=== Exercise goal ===
Please print exactly the lines below, from the start of the material up to and including the line with "fig.savefig('out.png', dpi=100, facecolor='white')", but none of the pictures.

[Records with drawing code]
.....

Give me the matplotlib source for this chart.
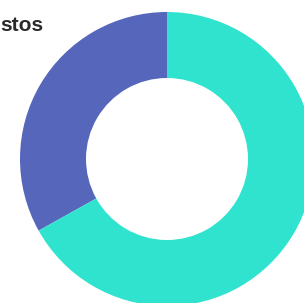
import matplotlib.pyplot as plt

# data
labels = ['Ingresos', 'Gastos']
values = [33.1, 66.9]
colors = ['#5566BB', '#30E3CF']
title = 'stos'

W, H = 304, 303
fig = plt.figure(figsize=(W / 100, H / 100), dpi=100)
ax = fig.add_axes([0, 0, 1, 1])

ax.pie(values, colors=colors, startangle=90, counterclock=True,
       center=(167, H - 159), radius=147,
       wedgeprops=dict(width=66, linewidth=0))

ax.set_xlim(0, W)
ax.set_ylim(0, H)
ax.set_aspect('equal')
ax.axis('off')

fig.text(0.5 / W, 1 - 31 / H, title, ha='left', va='baseline',
         fontsize=15, fontweight='bold', color='#2a2a2a',
         family='Liberation Sans')

fig.savefig('out.png', dpi=100, facecolor='white')
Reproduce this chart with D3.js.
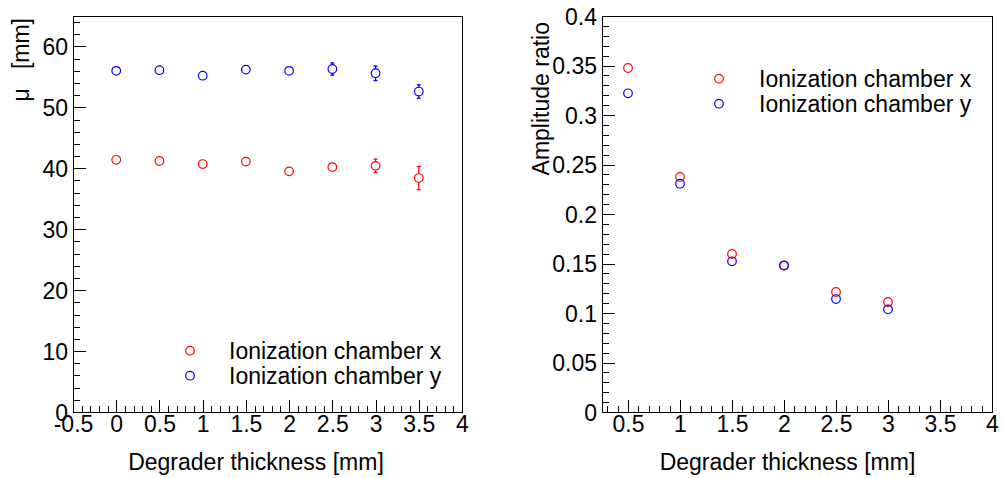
<!DOCTYPE html>
<html>
<head>
<meta charset="utf-8">
<script src="https://cdn.jsdelivr.net/npm/d3@7"></script>
<style>
  html, body { margin: 0; padding: 0; background: #fff; }
  svg { display: block; }
  text { font-family: "Liberation Sans", Arial, Helvetica, sans-serif; fill: #000; }
</style>
</head>
<body>
<svg id="chart" width="1003" height="478"></svg>
<script>
// ---------------- data ----------------
const thicknessLeft = [0, 0.5, 1, 1.5, 2, 2.5, 3, 3.5];
const muX = [41.4, 41.2, 40.7, 41.1, 39.5, 40.2, 40.4, 38.4];
const muXErr = [0.3, 0.3, 0.3, 0.3, 0.3, 0.5, 1.1, 1.9];
const muY = [56.0, 56.1, 55.2, 56.2, 56.0, 56.3, 55.6, 52.6];
const muYErr = [0.3, 0.3, 0.3, 0.3, 0.3, 1.0, 1.2, 1.1];

const thicknessRight = [0.5, 1, 1.5, 2, 2.5, 3];
const ampX = [0.3475, 0.2374, 0.1596, 0.1478, 0.1212, 0.1111];
const ampY = [0.3219, 0.2306, 0.1522, 0.1482, 0.1141, 0.1037];

const xTicksLeft = [-0.5, 0, 0.5, 1, 1.5, 2, 2.5, 3, 3.5, 4];
const yTicksLeft = [0, 10, 20, 30, 40, 50, 60];
const xTicksRight = [0.5, 1, 1.5, 2, 2.5, 3, 3.5, 4];
const yTicksRight = [0, 0.05, 0.1, 0.15, 0.2, 0.25, 0.3, 0.35, 0.4];

const seriesNames = ["Ionization chamber x", "Ionization chamber y"];
const seriesColors = ["#ff0000", "#0000ff"];
const xTitle = "Degrader thickness [mm]";
const yTitleLeft = "\u03BC   [mm]";
const yTitleRight = "Amplitude ratio";

// ---------------- drawing ----------------
const svg = d3.select("#chart");
const FONT = 23;
const R = 4.3;

function fmt(v) { return String(+v.toFixed(3)).replace("\u2212", "-"); }

function range(a, b, s) {
  const out = [];
  const n = Math.round((b - a) / s);
  for (let i = 0; i <= n; i++) out.push(+(a + i * s).toFixed(6));
  return out;
}

function panel(opts) {
  const g = svg.append("g");
  const x = d3.scaleLinear().domain(opts.xDomain).range([opts.left, opts.right]);
  const y = d3.scaleLinear().domain(opts.yDomain).range([opts.bottom, opts.top]);

  // minor ticks x
  g.append("g").attr("transform", `translate(0,${opts.bottom})`)
    .call(d3.axisBottom(x).tickValues(opts.xMinor).tickSize(-6).tickFormat(""))
    .call(a => a.select(".domain").remove())
    .call(a => a.selectAll("line").attr("stroke", "#000").attr("shape-rendering", "crispEdges"));
  // major ticks x
  g.append("g").attr("transform", `translate(0,${opts.bottom})`)
    .call(d3.axisBottom(x).tickValues(opts.xTicks).tickSize(-12).tickPadding(4).tickFormat(fmt))
    .call(a => a.select(".domain").remove())
    .call(a => a.selectAll("line").attr("stroke", "#000").attr("shape-rendering", "crispEdges"))
    .call(a => a.selectAll("text").attr("font-size", FONT).attr("font-family", "Liberation Sans, Arial, sans-serif").attr("fill", "#000"));

  // minor ticks y
  g.append("g").attr("transform", `translate(${opts.left},0)`)
    .call(d3.axisLeft(y).tickValues(opts.yMinor).tickSize(-7).tickFormat(""))
    .call(a => a.select(".domain").remove())
    .call(a => a.selectAll("line").attr("stroke", "#000").attr("shape-rendering", "crispEdges"));
  // major ticks y
  g.append("g").attr("transform", `translate(${opts.left},0)`)
    .call(d3.axisLeft(y).tickValues(opts.yTicks).tickSize(-13).tickPadding(5).tickFormat(fmt))
    .call(a => a.select(".domain").remove())
    .call(a => a.selectAll("line").attr("stroke", "#000").attr("shape-rendering", "crispEdges"))
    .call(a => a.selectAll("text").attr("font-size", FONT).attr("font-family", "Liberation Sans, Arial, sans-serif").attr("fill", "#000").attr("dy", "0.35em"));

  // frame
  g.append("rect")
    .attr("x", opts.left + 0.5).attr("y", opts.top + 0.5)
    .attr("width", opts.right - opts.left).attr("height", opts.bottom - opts.top)
    .attr("fill", "none").attr("stroke", "#000").attr("stroke-width", 1);

  // titles
  g.append("text").attr("x", opts.xTitleX).attr("y", 470)
    .attr("text-anchor", "middle").attr("font-size", FONT).text(xTitle);
  g.append("text")
    .attr("transform", `translate(${opts.yTitleX},${opts.yTitleEnd}) rotate(-90)`)
    .attr("text-anchor", "end").attr("font-size", FONT)
    .attr("xml:space", "preserve").style("white-space", "pre")
    .text(opts.yTitle);

  // data
  opts.series.forEach((s, i) => {
    const sg = g.append("g");
    const pts = opts.xs.map((xv, j) => ({ x: xv, y: s.values[j], e: s.errors ? s.errors[j] : 0 }));
    // error bars (drawn outside the marker, ROOT style)
    pts.forEach(p => {
      const cx = x(p.x), cy = y(p.y);
      const ePx = Math.abs(y(p.y + p.e) - cy);
      if (ePx > R + 0.5) {
        [[cy - R, cy - ePx], [cy + R, cy + ePx]].forEach(([a, b]) => {
          sg.append("line").attr("x1", cx).attr("x2", cx).attr("y1", a).attr("y2", b)
            .attr("stroke", seriesColors[i]).attr("stroke-width", 1.3);
          sg.append("line").attr("x1", cx - 2).attr("x2", cx + 2).attr("y1", b).attr("y2", b)
            .attr("stroke", seriesColors[i]).attr("stroke-width", 1.3);
        });
      }
    });
    sg.selectAll("circle").data(pts).join("circle")
      .attr("cx", p => x(p.x)).attr("cy", p => y(p.y)).attr("r", R)
      .attr("fill", "none").attr("stroke", seriesColors[i]).attr("stroke-width", 1.2);
  });

  // legend
  seriesNames.forEach((name, i) => {
    const ly = opts.legendY + i * 25;
    g.append("circle").attr("cx", opts.legendMarkerX).attr("cy", ly).attr("r", R)
      .attr("fill", "none").attr("stroke", seriesColors[i]).attr("stroke-width", 1.2);
    g.append("text").attr("x", opts.legendTextX).attr("y", ly + 8)
      .attr("font-size", FONT).text(name);
  });
}

panel({
  left: 73, right: 462, top: 16, bottom: 412,
  xDomain: [-0.5, 4], yDomain: [0, 65],
  xTicks: xTicksLeft, xMinor: range(-0.5, 4, 0.1),
  yTicks: yTicksLeft, yMinor: range(0, 64, 2),
  xs: thicknessLeft,
  series: [{ values: muX, errors: muXErr }, { values: muY, errors: muYErr }],
  xTitleX: 256, yTitleX: 29, yTitleEnd: 18, yTitle: yTitleLeft,
  legendMarkerX: 190, legendTextX: 229, legendY: 350.7
});

panel({
  left: 602, right: 992, top: 16, bottom: 412,
  xDomain: [0.25, 4], yDomain: [0, 0.4],
  xTicks: xTicksRight, xMinor: range(0.3, 4, 0.1),
  yTicks: yTicksRight, yMinor: range(0, 0.4, 0.01),
  xs: thicknessRight,
  series: [{ values: ampX }, { values: ampY }],
  xTitleX: 787.5, yTitleX: 549, yTitleEnd: 22, yTitle: yTitleRight,
  legendMarkerX: 719, legendTextX: 759, legendY: 78.7
});
</script>
</body>
</html>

.....

=== Output below ===
Give me the matplotlib source for this chart.
import matplotlib.pyplot as plt

# data
labels = ['Ingresos', 'Gastos']
values = [33.1, 66.9]
colors = ['#5566BB', '#30E3CF']
title = 'stos'

W, H = 304, 303
fig = plt.figure(figsize=(W / 100, H / 100), dpi=100)
ax = fig.add_axes([0, 0, 1, 1])

ax.pie(values, colors=colors, startangle=90, counterclock=True,
       center=(167, H - 159), radius=147,
       wedgeprops=dict(width=66, linewidth=0))

ax.set_xlim(0, W)
ax.set_ylim(0, H)
ax.set_aspect('equal')
ax.axis('off')

fig.text(0.5 / W, 1 - 31 / H, title, ha='left', va='baseline',
         fontsize=15, fontweight='bold', color='#2a2a2a',
         family='Liberation Sans')

fig.savefig('out.png', dpi=100, facecolor='white')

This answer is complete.